If Prang is elected to the assessor position, he will need to resign as council member when he begins the new job the first week of December 2014, which would be nearly three months before the next West Hollywood City Council election.
During those three months, the City Council would have two choices: It could keep the position vacant, or, with a consensus vote temporarily appoint someone to fill it.
Prang said he was the one who convinced Noguez to take a leave of absence, and came up with the plan to allow the Board of Supervisors to nominate someone to temporarily run the department. While the Board of Supervisors can nominate someone to fill the role, Noguez is an independently elected official and, as head of the department, must approve the decision. The supervisors do, however, control the assessor’s budget.
Prang called Noguez’s charges a “huge distraction” that “traumatized the department.”

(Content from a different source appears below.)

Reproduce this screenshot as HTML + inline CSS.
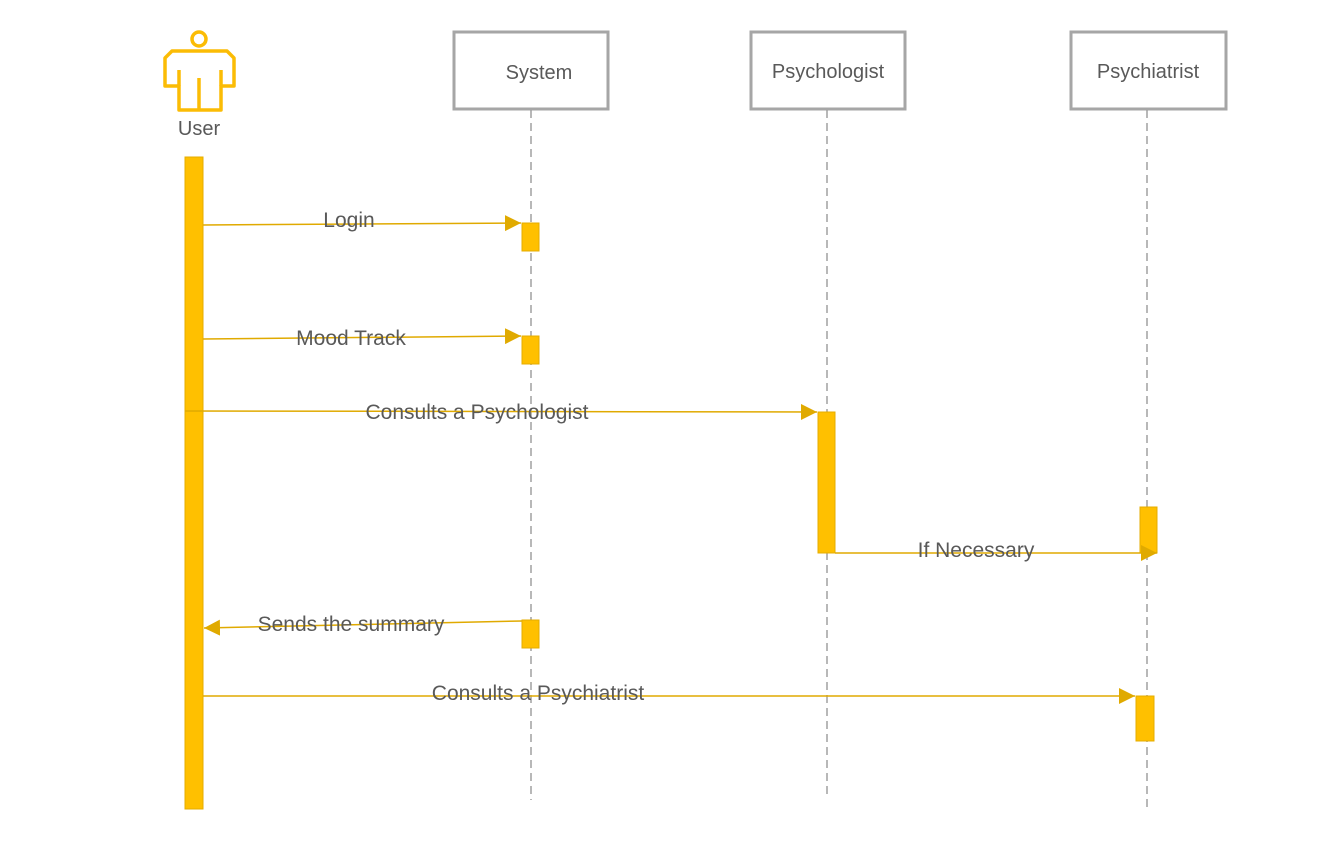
<!DOCTYPE html>
<html><head><meta charset="utf-8"><style>html,body{margin:0;padding:0;background:#fff;}svg{display:block}</style></head>
<body>
<svg width="1321" height="856" viewBox="0 0 1321 856" xmlns="http://www.w3.org/2000/svg" font-family="'Liberation Sans', sans-serif">
<defs>
<marker id="a" markerWidth="16" markerHeight="16" refX="14" refY="7" orient="auto" markerUnits="userSpaceOnUse" viewBox="0 0 14 14"><path d="M0,0 L14,7 L0,14 z" fill="#e0aa00"/></marker>
</defs>
<g fill="none" stroke="#fbbc05" stroke-width="3.5" stroke-linejoin="round">
<circle cx="199" cy="39" r="7"/>
<path d="M165,86 L165,58 L172,51 L227,51 L234,58 L234,86 L221,86 L221,110 L179,110 L179,86 Z"/>
<path d="M179,70 L179,86 M221,70 L221,86 M199,78 L199,110"/>
</g>
<text x="199" y="135" font-size="20" fill="#595959" text-anchor="middle">User</text>
<g fill="#fff" stroke="#a6a6a6" stroke-width="3">
<rect x="454" y="32" width="154" height="77"/>
<rect x="751" y="32" width="154" height="77"/>
<rect x="1071" y="32" width="155" height="77"/>
</g>
<g font-size="20" fill="#595959" text-anchor="middle">
<text x="539" y="79">System</text>
<text x="828" y="78">Psychologist</text>
<text x="1148" y="78">Psychiatrist</text>
</g>
<g stroke="#a0a0a0" stroke-width="1.5" stroke-dasharray="8,5">
<line x1="531" y1="110" x2="531" y2="800"/>
<line x1="827" y1="110" x2="827" y2="795"/>
<line x1="1147" y1="110" x2="1147" y2="810"/>
</g>
<g fill="#ffc000" stroke="#e6ad00" stroke-width="1">
<rect x="185" y="157" width="18" height="652"/>
<rect x="522" y="223" width="17" height="28"/>
<rect x="522" y="336" width="17" height="28"/>
<rect x="818" y="412" width="17" height="141"/>
<rect x="1140" y="507" width="17" height="46"/>
<rect x="522" y="620" width="17" height="28"/>
<rect x="1136" y="696" width="18" height="45"/>
</g>
<g stroke="#e0aa00" stroke-width="1.5" fill="none">
<line x1="203" y1="225" x2="521" y2="223" marker-end="url(#a)"/>
<line x1="203" y1="339" x2="521" y2="336" marker-end="url(#a)"/>
<line x1="185" y1="411" x2="817" y2="412" marker-end="url(#a)"/>
<line x1="835" y1="553" x2="1157" y2="553" marker-end="url(#a)"/>
<line x1="522" y1="621" x2="204" y2="628" marker-end="url(#a)"/>
<line x1="203" y1="696" x2="1135" y2="696" marker-end="url(#a)"/>
</g>
<g font-size="21" fill="#595959" text-anchor="middle">
<text x="349" y="227">Login</text>
<text x="351" y="345">Mood Track</text>
<text x="477" y="419">Consults a Psychologist</text>
<text x="976" y="557">If Necessary</text>
<text x="351" y="631">Sends the summary</text>
<text x="538" y="700">Consults a Psychiatrist</text>
</g>
</svg>
</body></html>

“I don’t believe I would have been able to continue in my employment under those conditions,” Prang said, referring to if Noguez hadn’t taken a leave of absence.
During his most recent stint with the assessors office, Prang has also been responsible for developing the department’s “strategic plan,” which lays out a plan for the department for the next three to five years.
If elected to the position, Prang said he’d set about digitalizing the “hundreds of millions of papers, if not billions” contained in the department.
Prang said he has talked to lobbyist and campaign consultant Steve Afriat about running his campaign. Afriat has, at one time or another, run the campaigns or raised money for four out of the five sitting WeHo City Council members while as a lobbyist also representing many projects that have business before the city.
Prang estimates he would need to raise $500,000 for a successful campaign run.
He has already racked up a long list of endorsements, he says, including California State Controller John Chiang, California Speaker of the State Assembly John A. Pérez, LA County Sheriff Lee Baca, retired LA County assessors Rick Auerbach and Hahn and LA City Attorney Mike Feuer.
I hope with my whole heart and soul that he wins.